Протест Кузмина против «отсутствия контуров, ненужного тумана и акробатского синтаксиса» символистов не был протестом с реалистических позиций. Только в очищении синтаксиса, по сути дела, и реализовались декларативные призывы к «прекрасной ясности». В идейном отношении акмеизм был даже ограниченнее символизма, поскольку и не стремился к философскому осмыслению мира. Сам Кузмин остался эстетом, влюбленным в прошлое– в эпоху заката античности, в XVIII век, который он воспевал в своих стихах и рассказах.

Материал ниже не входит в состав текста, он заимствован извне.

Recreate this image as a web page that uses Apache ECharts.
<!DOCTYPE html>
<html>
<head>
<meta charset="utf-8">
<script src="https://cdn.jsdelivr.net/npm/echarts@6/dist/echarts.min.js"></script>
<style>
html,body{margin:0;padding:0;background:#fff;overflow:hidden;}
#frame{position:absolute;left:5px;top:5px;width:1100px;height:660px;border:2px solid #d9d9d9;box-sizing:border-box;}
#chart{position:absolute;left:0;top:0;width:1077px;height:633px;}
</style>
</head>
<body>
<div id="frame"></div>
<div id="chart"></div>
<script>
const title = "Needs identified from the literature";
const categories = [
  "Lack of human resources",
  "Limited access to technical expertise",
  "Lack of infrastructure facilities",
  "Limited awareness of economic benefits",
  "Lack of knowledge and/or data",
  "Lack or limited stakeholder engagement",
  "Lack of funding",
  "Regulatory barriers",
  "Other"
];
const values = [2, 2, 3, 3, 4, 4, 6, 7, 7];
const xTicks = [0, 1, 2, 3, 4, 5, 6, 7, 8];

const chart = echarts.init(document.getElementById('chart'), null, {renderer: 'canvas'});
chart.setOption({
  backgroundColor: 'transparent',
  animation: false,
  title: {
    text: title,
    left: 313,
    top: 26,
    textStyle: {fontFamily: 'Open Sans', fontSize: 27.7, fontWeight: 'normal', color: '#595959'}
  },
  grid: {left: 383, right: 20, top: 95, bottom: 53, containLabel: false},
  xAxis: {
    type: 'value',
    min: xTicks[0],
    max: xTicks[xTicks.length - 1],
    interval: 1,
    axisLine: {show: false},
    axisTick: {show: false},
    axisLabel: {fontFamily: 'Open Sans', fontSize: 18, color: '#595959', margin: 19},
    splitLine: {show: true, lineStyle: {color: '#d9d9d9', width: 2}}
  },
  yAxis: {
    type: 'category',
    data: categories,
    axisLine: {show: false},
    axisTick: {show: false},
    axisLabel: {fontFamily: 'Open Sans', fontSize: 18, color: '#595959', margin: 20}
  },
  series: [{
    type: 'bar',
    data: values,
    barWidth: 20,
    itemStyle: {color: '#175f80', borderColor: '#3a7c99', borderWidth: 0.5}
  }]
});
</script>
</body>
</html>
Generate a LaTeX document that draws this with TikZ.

Присущая Кузмину влюбленность в краски, звуки, запахи окружающего мира, видимо, и привлекла внимание Александрова к стихам этого поэта. На протяжении четырнадцати лет (1915-1929) Александров написал четыре тетради «Александрийских песен» [3].
[1] В нее входили, кроме М. Кузмина, Н. Гумилев, А Ахматова, С. Городецкий, В. Нарбут и другие.
[2] М. Кузмин. О прекрасной ясности. «Аполлон», 1910, № 2, стр. 5-6.
[3] «Из Александрийских песен М. Кузмина». Тетрадь первая (ор. 8): «Вечерний сумрак», «Когда я тебя в первый раз встретил», «Ты, как у гадателя отрок», «Разве не правда?». Тетрадь вторая (ор. 20): «Как песня матери», «Что ж делать», «Солнце, солнце», «Ах, покидаю я Александрию». Тетрадь третья (ор. 25): «Когда мне говорят: Александрия», «Когда утром выхожу из дома», «Весною листья меняет тополь», «Их было четверо», «Как люблю я…». Тетрадь четвертая (ор. 34): «Адониса Киприда ищет», «Не напрасно мы читали богословов», «Сладко умереть», «Сегодня праздник».
«стр. 118»
То, что романсы эти писались в течение столь длительного промежутка времени, разумеется, сказалось на их музыкальной стилистике. На примере «Александрийских песен» очень ясно прослеживается эволюция вокального письма Александрова. Заметно меняется самое отношение к форме романса: из камерной миниатюры он превращается в вокальную поэму, с широко развитой партией голоса, с полнозвучной, симфонизированной партией фортепиано. Этот путь естественно приводит к созданию оркестровой редакции двух песен («Как песня матери» и «Солнце, солнце») [1].